◆ OBJECTIVE
Omit all images. Write out the rest of the material exactly.

◆ AVAILABLE DATA
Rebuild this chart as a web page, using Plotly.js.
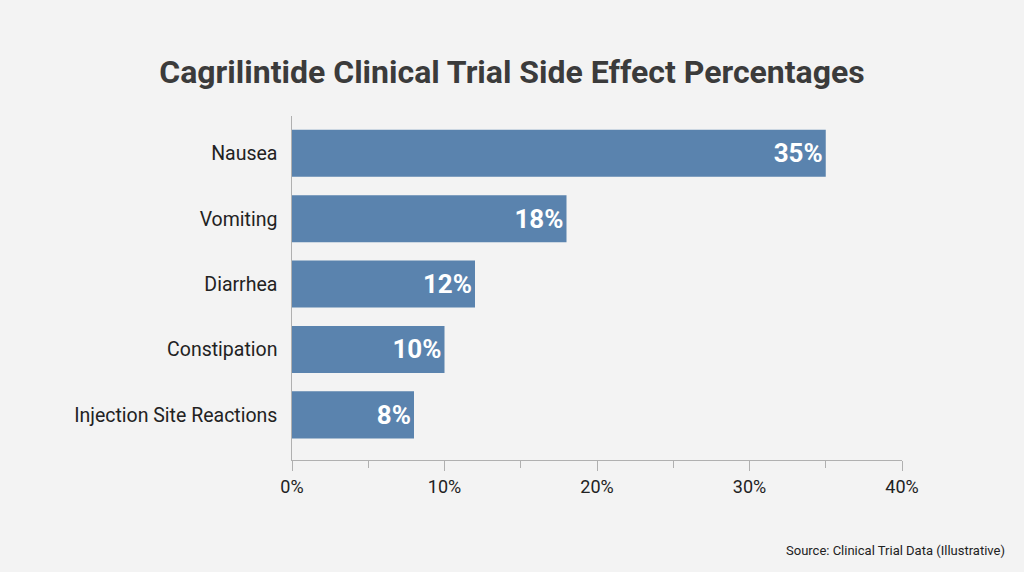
<!DOCTYPE html>
<html>
<head>
<meta charset="utf-8">
<script src="https://cdn.plot.ly/plotly-3.0.1.min.js"></script>
<style>
  html, body { margin: 0; padding: 0; background: #f3f3f3; }
  #chart { width: 1024px; height: 572px; }
</style>
</head>
<body>
<div id="chart"></div>
<script>
// side effects, top to bottom
const effects = ["Nausea", "Vomiting", "Diarrhea", "Constipation", "Injection Site Reactions"];
const percents = [35, 18, 12, 10, 8];
const tickVals = [0, 10, 20, 30, 40];
const tickText = ["0%", "10%", "20%", "30%", "40%"];

let trace = {
    type: "bar",
    orientation: "h",
    x: percents,
    y: effects,
    width: 0.72,
    marker: { color: "#5a83ae" },
    text: percents.map(p => p + "%"),
    textposition: "inside",
    insidetextanchor: "end",
    textfont: { family: "Roboto", size: 26, color: "#ffffff", weight: "bold" },
    hoverinfo: "skip"
};

let layout = {
    width: 1024,
    height: 572,
    paper_bgcolor: "#f3f3f3",
    plot_bgcolor: "#f3f3f3",
    margin: { l: 292, r: 122, t: 116, b: 112 },
    font: { family: "Roboto", color: "#222222" },
    showlegend: false,
    title: {
        text: "<b>Cagrilintide Clinical Trial Side Effect Percentages</b>",
        font: { family: "Roboto", size: 32, color: "#3b3b3b" },
        x: 0.5,
        xanchor: "center",
        y: 1 - 72 / 572,
        yanchor: "middle"
    },
    xaxis: {
        range: [0, 40],
        tickvals: tickVals,
        ticktext: tickText,
        ticks: "outside",
        ticklen: 10,
        tickcolor: "#b0b0b0",
        tickfont: { size: 18, color: "#222222" },
        showline: true,
        linecolor: "#b0b0b0",
        linewidth: 1,
        showgrid: false,
        zeroline: false,
        fixedrange: true,
        minor: { dtick: 5, ticks: "outside", ticklen: 7, tickcolor: "#b0b0b0", showgrid: false }
    },
    yaxis: {
        type: "category",
        range: [4.69, -0.57],
        ticks: "",
        ticksuffix: "  ",
        tickfont: { size: 19.5, color: "#222222" },
        showline: true,
        linecolor: "#b0b0b0",
        linewidth: 1,
        showgrid: false,
        zeroline: false,
        fixedrange: true
    },
    annotations: [{
        text: "Source: Clinical Trial Data (Illustrative)",
        xref: "paper", yref: "paper",
        x: (1007 - 292) / 610, y: -(550 - 460) / 344,
        xanchor: "right", yanchor: "middle",
        showarrow: false,
        font: { family: "Roboto", size: 13, color: "#222222" }
    }]
};

Plotly.newPlot("chart", [trace], layout, { displayModeBar: false, staticPlot: true });
</script>
</body>
</html>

◆ THE RESULT
Rebuild this chart as a web page, using Plotly.js.
<!DOCTYPE html>
<html>
<head>
<meta charset="utf-8">
<script src="https://cdn.plot.ly/plotly-3.0.1.min.js"></script>
<style>
  html, body { margin: 0; padding: 0; background: #f3f3f3; }
  #chart { width: 1024px; height: 572px; }
</style>
</head>
<body>
<div id="chart"></div>
<script>
// side effects, top to bottom
const effects = ["Nausea", "Vomiting", "Diarrhea", "Constipation", "Injection Site Reactions"];
const percents = [35, 18, 12, 10, 8];
const tickVals = [0, 10, 20, 30, 40];
const tickText = ["0%", "10%", "20%", "30%", "40%"];

let trace = {
    type: "bar",
    orientation: "h",
    x: percents,
    y: effects,
    width: 0.72,
    marker: { color: "#5a83ae" },
    text: percents.map(p => p + "%"),
    textposition: "inside",
    insidetextanchor: "end",
    textfont: { family: "Roboto", size: 26, color: "#ffffff", weight: "bold" },
    hoverinfo: "skip"
};

let layout = {
    width: 1024,
    height: 572,
    paper_bgcolor: "#f3f3f3",
    plot_bgcolor: "#f3f3f3",
    margin: { l: 292, r: 122, t: 116, b: 112 },
    font: { family: "Roboto", color: "#222222" },
    showlegend: false,
    title: {
        text: "<b>Cagrilintide Clinical Trial Side Effect Percentages</b>",
        font: { family: "Roboto", size: 32, color: "#3b3b3b" },
        x: 0.5,
        xanchor: "center",
        y: 1 - 72 / 572,
        yanchor: "middle"
    },
    xaxis: {
        range: [0, 40],
        tickvals: tickVals,
        ticktext: tickText,
        ticks: "outside",
        ticklen: 10,
        tickcolor: "#b0b0b0",
        tickfont: { size: 18, color: "#222222" },
        showline: true,
        linecolor: "#b0b0b0",
        linewidth: 1,
        showgrid: false,
        zeroline: false,
        fixedrange: true,
        minor: { dtick: 5, ticks: "outside", ticklen: 7, tickcolor: "#b0b0b0", showgrid: false }
    },
    yaxis: {
        type: "category",
        range: [4.69, -0.57],
        ticks: "",
        ticksuffix: "  ",
        tickfont: { size: 19.5, color: "#222222" },
        showline: true,
        linecolor: "#b0b0b0",
        linewidth: 1,
        showgrid: false,
        zeroline: false,
        fixedrange: true
    },
    annotations: [{
        text: "Source: Clinical Trial Data (Illustrative)",
        xref: "paper", yref: "paper",
        x: (1007 - 292) / 610, y: -(550 - 460) / 344,
        xanchor: "right", yanchor: "middle",
        showarrow: false,
        font: { family: "Roboto", size: 13, color: "#222222" }
    }]
};

Plotly.newPlot("chart", [trace], layout, { displayModeBar: false, staticPlot: true });
</script>
</body>
</html>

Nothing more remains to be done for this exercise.